Wednesday, December 5, 2007

Wikis are a Powerful Knowledge Accelerator

The twenty first century is moving more rapidly than the last century.

Knowledge used to double world-wide in decades; three years ago knowledge doubled every twelve months. Today, we are doubling global knowledge in less than six months and are rapidly approaching a period where knowledge will double world-wide not just in days - but in seconds.

There has never been a period in mankind’s history where the fountain of knowledge has been flowing so rapidly. We continue to invent gadgets such as cell phones, iPods, RIMs, and other portable devices to help keep knowledge on point 24×7. The ubiquitous nature of knowledge transfer although has improved our access to know-how - it has also generated complexity in our ability to source the right knowledge in the right format at the right time. In some ways, imagine pouring a glass of water and the water runs over the top of the glass continually — this is the reality of today’s knowledge environment - there is tremendous knowledge captured - but easily finding it continues to be one of the catastrophe’s in managing intellectual assets.

Another relatively new source of knowledge capture and harvesting capability can be found in the usage of wikis. A wiki (sometimes wiki wiki) is a web application designed to allow multiple authors to add, remove, and edit content. The multiple author capability of wikis makes them effective tools for mass collaborative authoring.

Wikis enable rapid self-organizing and self-correcting knowledge capabilities and enable knowledge to be processed dynamically rather than other more traditional and highly structured sources of content management solutions. Users of wikis are allowed in real-time to agree or disagree in the sharing of content. In addition, this spontaneous flow of creativity and sharing of ideas may spark new insights contributing to innovation capacity development.
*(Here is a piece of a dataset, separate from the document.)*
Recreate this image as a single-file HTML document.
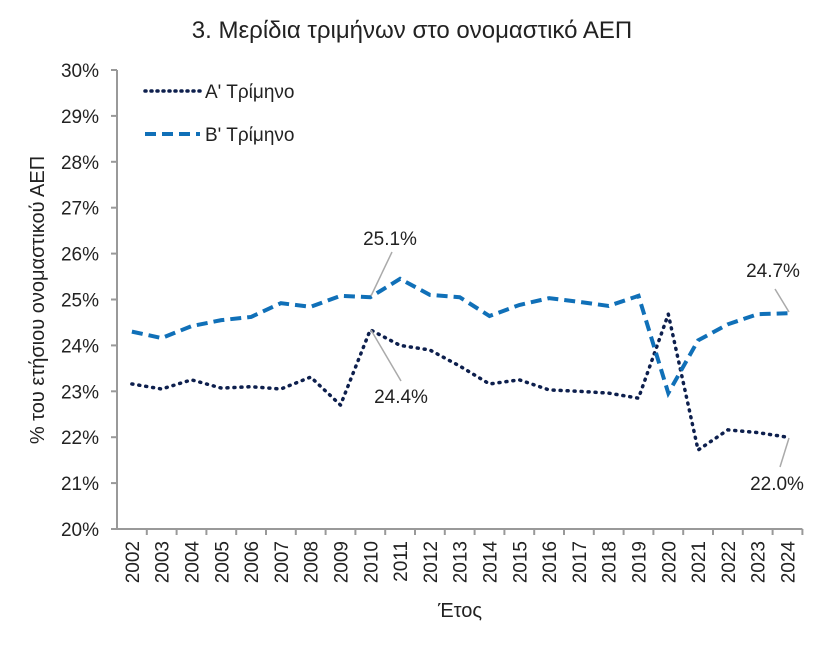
<!DOCTYPE html>
<html><head><meta charset="utf-8"><style>
body{margin:0;background:#fff;}
svg text{font-family:"Liberation Sans",sans-serif;fill:#222;}
</style></head><body>
<svg width="827" height="649" xmlns="http://www.w3.org/2000/svg">
<text x="412" y="38" text-anchor="middle" font-size="24">3. Μερίδια τριμήνων στο ονομαστικό ΑΕΠ</text>
<g id="yaxis"></g>
<g id="xaxis"></g>
<text transform="translate(44,300) rotate(-90)" text-anchor="middle" font-size="20">% του ετήσιου ονομαστικού ΑΕΠ</text>
<text x="460" y="617" text-anchor="middle" font-size="20">Έτος</text>
<g>
<line x1="145" y1="91" x2="200" y2="91" stroke="#0d1f4d" stroke-width="3.5" stroke-dasharray="1 5" stroke-linecap="round"/>
<text x="205" y="98" font-size="19">Α' Τρίμηνο</text>
<line x1="145" y1="134" x2="200" y2="134" stroke="#1070b8" stroke-width="4" stroke-dasharray="11 6"/>
<text x="205" y="141" font-size="19">Β' Τρίμηνο</text>
</g>
<g id="series"></g>
<g>
<line x1="371" y1="296" x2="392" y2="252" stroke="#aaa" stroke-width="1.5"/>
<text x="390" y="245" text-anchor="middle" font-size="19">25.1%</text>
<line x1="371" y1="330" x2="401" y2="381" stroke="#aaa" stroke-width="1.5"/>
<text x="401" y="403" text-anchor="middle" font-size="19">24.4%</text>
<line x1="775" y1="289" x2="789" y2="312" stroke="#aaa" stroke-width="1.5"/>
<text x="773" y="277" text-anchor="middle" font-size="19">24.7%</text>
<line x1="780" y1="467" x2="789" y2="438" stroke="#aaa" stroke-width="1.5"/>
<text x="777" y="490" text-anchor="middle" font-size="19">22.0%</text>
</g>
</svg>
<script>
const years=["2002","2003","2004","2005","2006","2007","2008","2009","2010","2011","2012","2013","2014","2015","2016","2017","2018","2019","2020","2021","2022","2023","2024"];
const q1=[23.16,23.05,23.25,23.07,23.1,23.05,23.31,22.7,24.34,24.0,23.9,23.55,23.16,23.25,23.03,23.0,22.96,22.85,24.68,21.72,22.16,22.1,22.0];
const q2=[24.3,24.16,24.42,24.55,24.62,24.92,24.84,25.08,25.05,25.45,25.1,25.05,24.64,24.88,25.03,24.95,24.86,25.08,22.96,24.11,24.46,24.68,24.7];
const yTicks=[20,21,22,23,24,25,26,27,28,29,30];
const NS="http://www.w3.org/2000/svg";
const x0=117,step=29.8,yTop=70,yBot=529,yMin=20,yMax=30;
const X=i=>x0+step*(i+0.5);
const Y=v=>yBot-(v-yMin)/(yMax-yMin)*(yBot-yTop);
function mk(t,a,p){const e=document.createElementNS(NS,t);for(const k in a)e.setAttribute(k,a[k]);p.appendChild(e);return e;}
const ya=document.getElementById('yaxis'),xa=document.getElementById('xaxis'),se=document.getElementById('series');
mk('line',{x1:x0,y1:yTop,x2:x0,y2:yBot,stroke:'#999','stroke-width':2},ya);
yTicks.forEach(v=>{
 mk('line',{x1:x0-6,y1:Y(v),x2:x0,y2:Y(v),stroke:'#999','stroke-width':2},ya);
 const t=mk('text',{x:99,y:Y(v)+7,'text-anchor':'end','font-size':19},ya);
 
 
 t.textContent=v+'%';
});
mk('line',{x1:x0,y1:yBot,x2:x0+step*years.length,y2:yBot,stroke:'#999','stroke-width':2},xa);
years.forEach((yr,i)=>{
 mk('line',{x1:x0+step*(i+1),y1:yBot,x2:x0+step*(i+1),y2:yBot+6,stroke:'#999','stroke-width':2},xa);
 const t=mk('text',{transform:`translate(${X(i)+7},541) rotate(-90)`,'text-anchor':'end','font-size':19},xa);
 
 
 t.textContent=yr;
});
const p1=mk('polyline',{points:q1.map((v,i)=>X(i)+','+Y(v)).join(' '),fill:'none',stroke:'#0d1f4d','stroke-width':3.5,'stroke-dasharray':'1 6','stroke-linecap':'round'},se);


const p2=mk('polyline',{points:q2.map((v,i)=>X(i)+','+Y(v)).join(' '),fill:'none',stroke:'#1070b8','stroke-width':4,'stroke-dasharray':'11 6'},se);


</script>
</body></html>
In San Diego County, the Health and Human Services Agency (HHSA) launched a program called mobile remote workforce innovation to improve services at risk to children and families, while decreasing costs. The economics of wikis supporting health care industries are very attractive, given the low cost of the software, and operating costs. Many of the leading Wiki Solution providers, like Atlassian, also donate the software for not for profit organizations - providing an additional incentive for organizations to take advantage of these types of solutions.
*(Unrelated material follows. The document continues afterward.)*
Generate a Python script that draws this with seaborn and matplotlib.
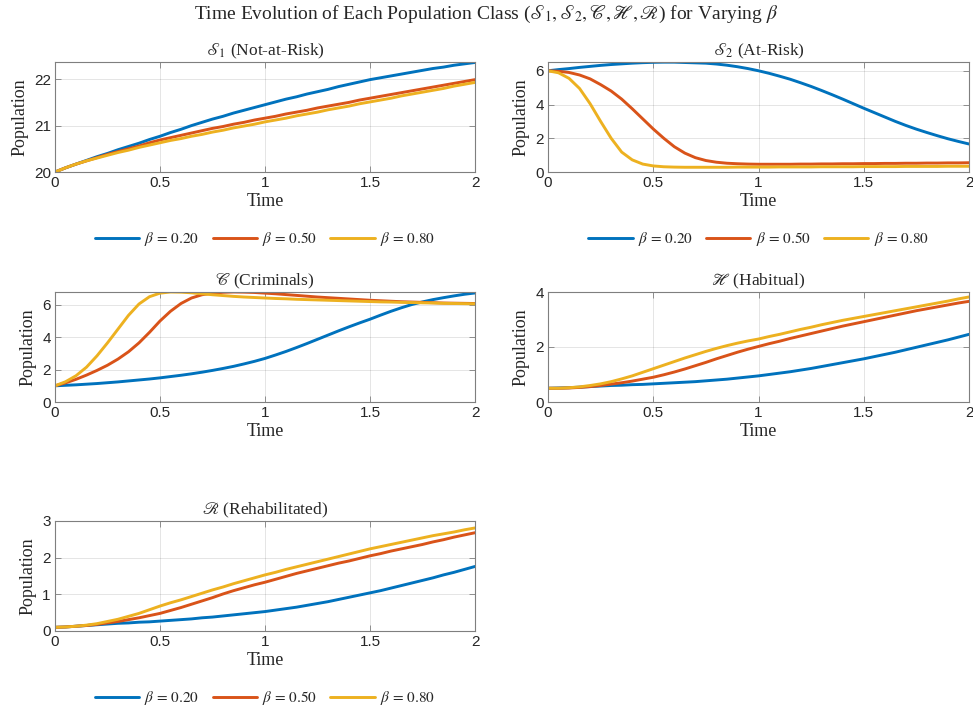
import numpy as np
import pandas as pd
import matplotlib
matplotlib.use("Agg")
import matplotlib.pyplot as plt
import seaborn as sns

# ---------------- data ----------------
time = np.round(np.linspace(0, 2, 41), 2)
beta_labels = ["0.20", "0.50", "0.80"]

s1_b20 = [20.00, 20.09, 20.17, 20.25, 20.33, 20.40, 20.48, 20.55, 20.62, 20.70, 20.77,
          20.85, 20.92, 21.00, 21.07, 21.14, 21.20, 21.27, 21.33, 21.39, 21.45,
          21.51, 21.57, 21.62, 21.68, 21.73, 21.78, 21.84, 21.89, 21.94, 21.99,
          22.03, 22.07, 22.11, 22.15, 22.19, 22.23, 22.26, 22.30, 22.33, 22.36]
s1_b50 = [20.00, 20.09, 20.17, 20.24, 20.31, 20.38, 20.44, 20.50, 20.56, 20.63, 20.69,
          20.74, 20.79, 20.84, 20.89, 20.94, 20.98, 21.03, 21.07, 21.12, 21.16,
          21.20, 21.25, 21.29, 21.33, 21.38, 21.42, 21.46, 21.50, 21.55, 21.59,
          21.63, 21.67, 21.71, 21.75, 21.79, 21.83, 21.87, 21.91, 21.95, 21.99]
s1_b80 = [20.00, 20.09, 20.17, 20.24, 20.30, 20.36, 20.42, 20.47, 20.53, 20.58, 20.63,
          20.68, 20.72, 20.77, 20.81, 20.86, 20.90, 20.95, 20.99, 21.03, 21.08,
          21.12, 21.16, 21.21, 21.25, 21.29, 21.34, 21.38, 21.42, 21.47, 21.51,
          21.55, 21.59, 21.64, 21.68, 21.72, 21.76, 21.80, 21.85, 21.89, 21.93]

s2_b20 = [6.00, 6.07, 6.13, 6.20, 6.26, 6.32, 6.37, 6.41, 6.45, 6.48, 6.50,
          6.51, 6.51, 6.49, 6.47, 6.45, 6.40, 6.33, 6.24, 6.13, 6.00,
          5.85, 5.68, 5.50, 5.29, 5.07, 4.83, 4.58, 4.32, 4.05, 3.78,
          3.52, 3.26, 3.00, 2.76, 2.54, 2.34, 2.15, 1.97, 1.81, 1.66]
s2_b50 = [6.00, 5.97, 5.90, 5.75, 5.52, 5.18, 4.80, 4.32, 3.75, 3.15, 2.55,
          2.00, 1.50, 1.12, 0.85, 0.68, 0.58, 0.52, 0.49, 0.47, 0.46,
          0.46, 0.46, 0.46, 0.47, 0.47, 0.48, 0.48, 0.49, 0.49, 0.50,
          0.50, 0.51, 0.51, 0.52, 0.52, 0.53, 0.53, 0.54, 0.54, 0.55]
s2_b80 = [6.00, 5.88, 5.55, 4.95, 4.05, 3.00, 2.00, 1.18, 0.72, 0.47, 0.36,
          0.31, 0.29, 0.28, 0.28, 0.28, 0.28, 0.28, 0.29, 0.29, 0.29,
          0.29, 0.30, 0.30, 0.30, 0.30, 0.31, 0.31, 0.31, 0.31, 0.32,
          0.32, 0.32, 0.32, 0.33, 0.33, 0.33, 0.33, 0.34, 0.34, 0.34]

c_b20 = [1.00, 1.03, 1.06, 1.10, 1.14, 1.19, 1.24, 1.30, 1.36, 1.42, 1.49,
         1.57, 1.65, 1.74, 1.84, 1.95, 2.07, 2.20, 2.35, 2.51, 2.69,
         2.90, 3.12, 3.36, 3.61, 3.87, 4.13, 4.39, 4.64, 4.88, 5.11,
         5.36, 5.60, 5.82, 6.02, 6.18, 6.32, 6.44, 6.55, 6.65, 6.73]
c_b50 = [1.00, 1.18, 1.40, 1.66, 1.95, 2.27, 2.65, 3.10, 3.65, 4.30, 5.00,
         5.60, 6.08, 6.42, 6.62, 6.72, 6.77, 6.79, 6.78, 6.76, 6.72,
         6.68, 6.63, 6.58, 6.53, 6.48, 6.44, 6.40, 6.36, 6.32, 6.28,
         6.25, 6.22, 6.19, 6.17, 6.15, 6.13, 6.11, 6.10, 6.09, 6.08]
c_b80 = [1.00, 1.25, 1.62, 2.15, 2.85, 3.65, 4.50, 5.35, 6.05, 6.50, 6.72,
         6.79, 6.78, 6.74, 6.68, 6.62, 6.57, 6.52, 6.48, 6.45, 6.42,
         6.39, 6.37, 6.34, 6.32, 6.30, 6.28, 6.26, 6.24, 6.22, 6.20,
         6.18, 6.17, 6.15, 6.14, 6.12, 6.11, 6.09, 6.08, 6.07, 6.06]

h_b20 = [0.50, 0.51, 0.52, 0.54, 0.56, 0.58, 0.60, 0.61, 0.63, 0.64, 0.66,
         0.68, 0.70, 0.72, 0.74, 0.77, 0.80, 0.83, 0.87, 0.91, 0.95,
         1.00, 1.05, 1.10, 1.16, 1.22, 1.29, 1.36, 1.43, 1.50, 1.57,
         1.65, 1.73, 1.81, 1.90, 1.99, 2.08, 2.17, 2.26, 2.36, 2.46]
h_b50 = [0.50, 0.50, 0.51, 0.53, 0.56, 0.60, 0.65, 0.70, 0.76, 0.83, 0.90,
         0.99, 1.09, 1.20, 1.32, 1.44, 1.57, 1.69, 1.81, 1.92, 2.02,
         2.12, 2.21, 2.31, 2.40, 2.49, 2.58, 2.67, 2.76, 2.84, 2.92,
         3.00, 3.08, 3.16, 3.24, 3.32, 3.39, 3.46, 3.53, 3.60, 3.66]
h_b80 = [0.50, 0.50, 0.52, 0.55, 0.60, 0.66, 0.74, 0.84, 0.95, 1.08, 1.21,
         1.34, 1.47, 1.60, 1.72, 1.84, 1.95, 2.05, 2.14, 2.22, 2.29,
         2.38, 2.46, 2.55, 2.64, 2.72, 2.81, 2.89, 2.97, 3.04, 3.11,
         3.18, 3.25, 3.32, 3.39, 3.46, 3.53, 3.60, 3.67, 3.75, 3.82]

r_b20 = [0.10, 0.11, 0.13, 0.15, 0.17, 0.19, 0.21, 0.22, 0.24, 0.25, 0.27,
         0.29, 0.31, 0.33, 0.36, 0.38, 0.41, 0.44, 0.47, 0.50, 0.53,
         0.57, 0.61, 0.65, 0.70, 0.75, 0.80, 0.86, 0.92, 0.98, 1.04,
         1.10, 1.17, 1.24, 1.31, 1.38, 1.45, 1.53, 1.60, 1.68, 1.76]
r_b50 = [0.10, 0.11, 0.13, 0.15, 0.18, 0.22, 0.26, 0.31, 0.36, 0.42, 0.48,
         0.56, 0.64, 0.73, 0.82, 0.91, 1.01, 1.10, 1.18, 1.26, 1.33,
         1.41, 1.49, 1.57, 1.64, 1.71, 1.78, 1.85, 1.91, 1.98, 2.05,
         2.11, 2.18, 2.24, 2.30, 2.36, 2.43, 2.49, 2.56, 2.62, 2.68]
r_b80 = [0.10, 0.11, 0.13, 0.16, 0.20, 0.26, 0.32, 0.40, 0.48, 0.58, 0.68,
         0.77, 0.85, 0.94, 1.03, 1.12, 1.20, 1.29, 1.37, 1.45, 1.53,
         1.60, 1.68, 1.75, 1.82, 1.89, 1.96, 2.03, 2.10, 2.17, 2.24,
         2.30, 2.36, 2.42, 2.48, 2.54, 2.60, 2.65, 2.70, 2.76, 2.81]

panel_titles = [r"$\mathscr{S}_1$ (Not-at-Risk)", r"$\mathscr{S}_2$ (At-Risk)",
                r"$\mathscr{C}$ (Criminals)", r"$\mathscr{H}$ (Habitual)",
                r"$\mathscr{R}$ (Rehabilitated)"]
panel_series = [(s1_b20, s1_b50, s1_b80), (s2_b20, s2_b50, s2_b80),
                (c_b20, c_b50, c_b80), (h_b20, h_b50, h_b80), (r_b20, r_b50, r_b80)]
panel_ylims = [(20, 22.37), (0, 6.52), (0, 6.79), (0, 4), (0, 3)]
panel_yticks = [[20, 21, 22], [0, 2, 4, 6], [0, 2, 4, 6], [0, 2, 4], [0, 1, 2, 3]]
x_ticks = [0, 0.5, 1, 1.5, 2]
x_tick_labels = ["0", "0.5", "1", "1.5", "2"]

colors = ["#0072BD", "#D95319", "#EDB120"]

# ---------------- style ----------------
sns.set_theme(style="white")
plt.rcParams["font.family"] = ["Liberation Serif", "DejaVu Serif"]
plt.rcParams["mathtext.fontset"] = "stix"

W, H = 973, 709
fig = plt.figure(figsize=(W / 100, H / 100), dpi=100)
fig.patch.set_facecolor("white")

def rect(left, top, right, bottom):
    return [left / W, 1 - bottom / H, (right - left) / W, (bottom - top) / H]

positions = [rect(55, 62, 475, 172), rect(548, 62, 969, 172),
             rect(55, 292, 475, 402), rect(548, 292, 969, 402),
             rect(55, 521, 475, 631)]
legend_panels = [0, 1, 4]

hue_names = [rf"$\beta\,=\,{b}$" for b in beta_labels]

for i, (pos, title, series) in enumerate(zip(positions, panel_titles, panel_series)):
    ax = fig.add_axes(pos)
    df = pd.DataFrame({
        "Time": np.concatenate([time] * 3),
        "Population": np.concatenate([np.asarray(s, float) for s in series]),
        "beta": np.repeat(hue_names, len(time)),
    })
    sns.lineplot(data=df, x="Time", y="Population", hue="beta", hue_order=hue_names,
                 palette=colors, linewidth=2.1, ax=ax, legend=False, estimator=None)
    ax.set_xlim(0, 2)
    ax.set_ylim(*panel_ylims[i])
    ax.set_xticks(x_ticks)
    ax.set_xticklabels(x_tick_labels)
    ax.set_yticks(panel_yticks[i])
    ax.set_yticklabels([str(v) for v in panel_yticks[i]])
    for lab in ax.get_xticklabels() + ax.get_yticklabels():
        lab.set_fontfamily(["Liberation Sans", "DejaVu Sans"])
        lab.set_fontsize(11)
        lab.set_color("#262626")
    ax.tick_params(axis="both", which="both", direction="in", length=4, width=0.6,
                   color="#7f7f7f", top=True, right=True, bottom=True, left=True, pad=3)
    ax.grid(True, color="#000000", alpha=0.12, linewidth=0.6)
    for sp in ax.spines.values():
        sp.set_color("#7f7f7f")
        sp.set_linewidth(0.8)
        sp.set_visible(True)
    ax.set_xlabel("Time", fontsize=13, color="#262626", labelpad=2)
    ax.set_ylabel("Population", fontsize=13, color="#262626", labelpad=4)
    ax.set_title(title, fontsize=12.5, color="#262626", pad=5)
    if i in legend_panels:
        handles = ax.get_lines()[:3]
        ax.legend(handles, hue_names, loc="center", bbox_to_anchor=(0.5, -0.61),
                  ncol=3, frameon=False, fontsize=11, handlelength=2.9,
                  columnspacing=0.85, handletextpad=0.35)

fig.text(0.5, 1 - 14 / H, r"Time Evolution of Each Population Class "
         r"($\mathscr{S}_1, \mathscr{S}_2, \mathscr{C}, \mathscr{H}, \mathscr{R}$)"
         r" for Varying $\beta$", ha="center", va="center", fontsize=14, color="#262626")

fig.savefig("out.png", dpi=100, facecolor="white")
Isaac Jones Blog outlines three solutions for wiki applications which based on our working experience are all valid and accurate perspectives.

The first approach is using wikis for knowledge repositories - alot like an encyclopedia. We are using wikis in our client engagements so all of our client collateral is accessible via a wiki and at the end of our client projects, client can either pay a modest monthly fee for the knowledge to be maintained in our wiki environment, or transfer to their local servers. The opportunity to create these content management structures for ease of integrated collaboration are very powerful and effective communication approaches.
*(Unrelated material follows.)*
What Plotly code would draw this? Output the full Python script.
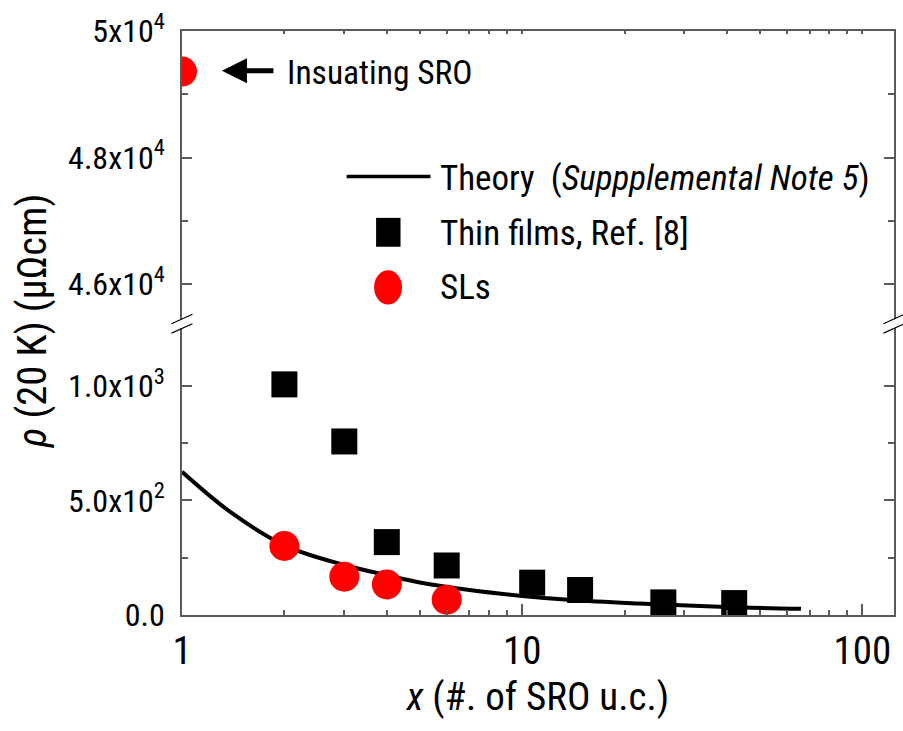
import plotly.graph_objects as go

# ---- data ----
theory_x = [1, 1.4, 2, 3, 4, 5, 7, 10, 14, 22, 38, 66]
theory_y = [625, 445, 304, 218, 174, 142, 109, 83, 65, 50, 36, 27]

films_x = [2, 3, 4, 6, 10.7, 14.8, 26, 42]
films_y = [1006, 757, 318, 216, 141, 109, 55, 52]

sl_x = [2, 3, 4, 6]
sl_y = [301, 167, 133, 67]

insulating_x = [1]
insulating_y = [49360]

x_tickvals = [1, 10, 100]
x_ticktext = ["1", "10", "100"]
x_minor = [2, 3, 4, 5, 6, 7, 8, 9, 20, 30, 40, 50, 60, 70, 80, 90]

low_tickvals = [0, 500, 1000]
low_ticktext = ["0.0", "5.0x10<sup>2</sup>", "1.0x10<sup>3</sup>"]
low_minor = [250, 750]

high_tickvals = [46000, 48000, 50000]
high_ticktext = ["4.6x10<sup>4</sup>", "4.8x10<sup>4</sup>", "5x10<sup>4</sup>"]
high_minor = [47000, 49000]

FONT = "Roboto Condensed, Liberation Sans, sans-serif"
AXIS_COLOR = "#5a5a5a"

# ---- layout geometry (pixels) ----
W, H = 903, 731
ML, MR, MT, MB = 182, 7.5, 29, 116
PW = W - ML - MR
PH = H - MT - MB


def px(xp):
    return (xp - ML) / PW


def py(yp):
    return (H - MB - yp) / PH


low_dom = [0, py(327)]
high_dom = [py(318), 1]

fig = go.Figure()

fig.add_trace(go.Scatter(
    x=theory_x, y=theory_y, mode="lines", line=dict(color="black", width=4, shape="spline"),
    xaxis="x", yaxis="y", showlegend=False))
fig.add_trace(go.Scatter(
    x=films_x, y=films_y, mode="markers",
    marker=dict(symbol="square", size=26, color="black"),
    xaxis="x", yaxis="y", showlegend=False))
fig.add_trace(go.Scatter(
    x=sl_x, y=sl_y, mode="markers",
    marker=dict(symbol="circle", size=30, color="#ff0000"),
    xaxis="x", yaxis="y", showlegend=False))
fig.add_trace(go.Scatter(
    x=insulating_x, y=insulating_y, mode="markers",
    marker=dict(symbol="circle", size=30, color="#ff0000"),
    xaxis="x2", yaxis="y2", showlegend=False))

xr = [0, 2.093]
common_axis = dict(showline=True, linecolor=AXIS_COLOR, linewidth=1.5,
                   ticks="inside", tickcolor=AXIS_COLOR, tickwidth=1.5,
                   showgrid=False, zeroline=False)

fig.update_layout(
    width=W, height=H,
    margin=dict(l=ML, r=MR, t=MT, b=MB),
    paper_bgcolor="white", plot_bgcolor="white",
    font=dict(family=FONT, color="black"),
    xaxis=dict(type="log", range=xr, domain=[0, 1], anchor="y",
               tickmode="array", tickvals=x_tickvals, ticktext=x_ticktext, ticklen=11,
               tickfont=dict(size=39), ticklabelstandoff=0,
               minor=dict(tickmode="array", tickvals=x_minor, ticks="inside", ticklen=5,
                          tickcolor=AXIS_COLOR, tickwidth=1.5),
               title=dict(text="<i>x</i> (#. of SRO u.c.)", font=dict(size=39), standoff=5),
               **common_axis),
    xaxis2=dict(type="log", range=xr, domain=[0, 1], anchor="y2", side="top", matches="x",
                tickmode="array", tickvals=x_tickvals, showticklabels=False, ticklen=3,
                minor=dict(tickmode="array", tickvals=x_minor, ticks="inside", ticklen=3,
                           tickcolor=AXIS_COLOR, tickwidth=1.5),
                **common_axis),
    yaxis=dict(domain=low_dom, range=[0, 1252], anchor="x", mirror="ticks",
               tickmode="array", tickvals=low_tickvals, ticktext=low_ticktext, ticklen=10,
               tickfont=dict(size=32), ticklabelstandoff=9,
               minor=dict(tickmode="array", tickvals=low_minor, ticks="inside", ticklen=6,
                          tickcolor=AXIS_COLOR, tickwidth=1.5),
               **common_axis),
    yaxis2=dict(domain=high_dom, range=[45449, 50001], anchor="x2", mirror="ticks",
                tickmode="array", tickvals=high_tickvals, ticktext=high_ticktext, ticklen=10,
                tickfont=dict(size=32), ticklabelstandoff=9,
                minor=dict(tickmode="array", tickvals=high_minor, ticks="inside", ticklen=6,
                           tickcolor=AXIS_COLOR, tickwidth=1.5),
                **common_axis),
)

# y-axis title spanning both panels
fig.add_annotation(text="<i>ρ</i> (20 K) (μΩcm)", xref="paper", yref="paper",
                   x=px(32), y=py(320), textangle=-90, showarrow=False,
                   font=dict(size=40.5), xanchor="center", yanchor="middle")

# arrow pointing at the insulating point
fig.add_annotation(text="", xref="paper", yref="paper", x=px(222), y=py(69),
                   ax=53, ay=0, axref="pixel", ayref="pixel",
                   showarrow=True, arrowhead=2, arrowwidth=5, arrowsize=1.0, arrowcolor="black")
fig.add_annotation(text="Insuating SRO", xref="paper", yref="paper", x=px(285), y=py(71),
                   xanchor="left", yanchor="middle", showarrow=False, font=dict(size=33.5))

# legend, drawn by hand
shapes = [
    dict(type="line", xref="paper", yref="paper", x0=px(347), x1=px(431), y0=py(175), y1=py(175),
         line=dict(color="black", width=3.5)),
    dict(type="rect", xref="paper", yref="paper", x0=px(376.5), x1=px(401), y0=py(245.5), y1=py(216.5),
         fillcolor="black", line=dict(width=0)),
    dict(type="circle", xref="paper", yref="paper", x0=px(374.5), x1=px(402.5), y0=py(303.5), y1=py(269),
         fillcolor="#ff0000", line=dict(width=0)),
]
legend_text = [
    ("Theory\u00a0 (<i>Suppplemental Note 5</i>)", 177),
    ("Thin films, Ref. [8]", 232),
    ("SLs", 286),
]
for txt, yy in legend_text:
    fig.add_annotation(text=txt, xref="paper", yref="paper", x=px(439), y=py(yy),
                       xanchor="left", yanchor="middle", showarrow=False, font=dict(size=35))

# axis break marks
for xc in (182, 895.5):
    for dy in (0, 9.5):
        shapes.append(dict(type="line", xref="paper", yref="paper",
                           x0=px(xc - 10.5), y0=py(322.7 + dy), x1=px(xc + 10.5), y1=py(313.2 + dy),
                           line=dict(color="black", width=1.2)))
fig.update_layout(shapes=shapes)

fig.write_html("out.html")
The second approach is for collaborative writing which is a bit like a more elegant version of emailing word documents. The ability to easily track document changes and allow the voice of multiple stakeholders to participate in the creation of a collaborative document we have used in our book publishing projects, and also in our market research projects.

The third approach is Situation awareness, which isn’t so different from the news; it draws from the news as a source, it can also be authored by the eye-witnesses themselves, and each story becomes an integral part of a knowledge repository. I don’t claim that these are an exhaustive, nor are they a partition: Wikis are also used for bug tracking and as web discussion forums, for instance.

In summary, wikis are a powerful knowledge accelerator and the market for these types of tools is exploding. IDC projects worldwide revenue growth of the overall collaboration market of 17% this year and 26% by 2011, with the fastest growth in live conferencing and team collaboration spaces. Forrester notes that Web 2.0-based social computing technologies are experiencing an explosion of innovation and proliferation, with many vendors incorporating blog and wiki technology into their products. A related development, mentioned by both Driver and Levitt, is the ability of newer tools to create mashups-essentially hybrid Web applications that contain content from multiple sources in a single user interface.

While Microsoft and IBM dominate many segments of the collaboration market-promoting one-stop shopping and integration across their products Google needs to be closed watched. The increasing breadth of Google’s productivity software includes email, calendaring, IM, word processing, spreadsheet, and Web site building and will soon add presentation graphics and wikis-all embedded with collaboration features. Google’s latest foray into making affordable messaging, collaboration, and office productivity tools targets business people worldwide and takes dead aim at Microsoft Office. . . . Google is not simply attacking Microsoft’s core email and office productivity applications business-Google is expanding the market for workplace productivity tools to include people who have traditionally been left without them.

One thing is for sure wikis have a strong future in the collaborative applications all aimed to improve knowledge worker productivity - finally some solutions which are firmly in the control of the end user community.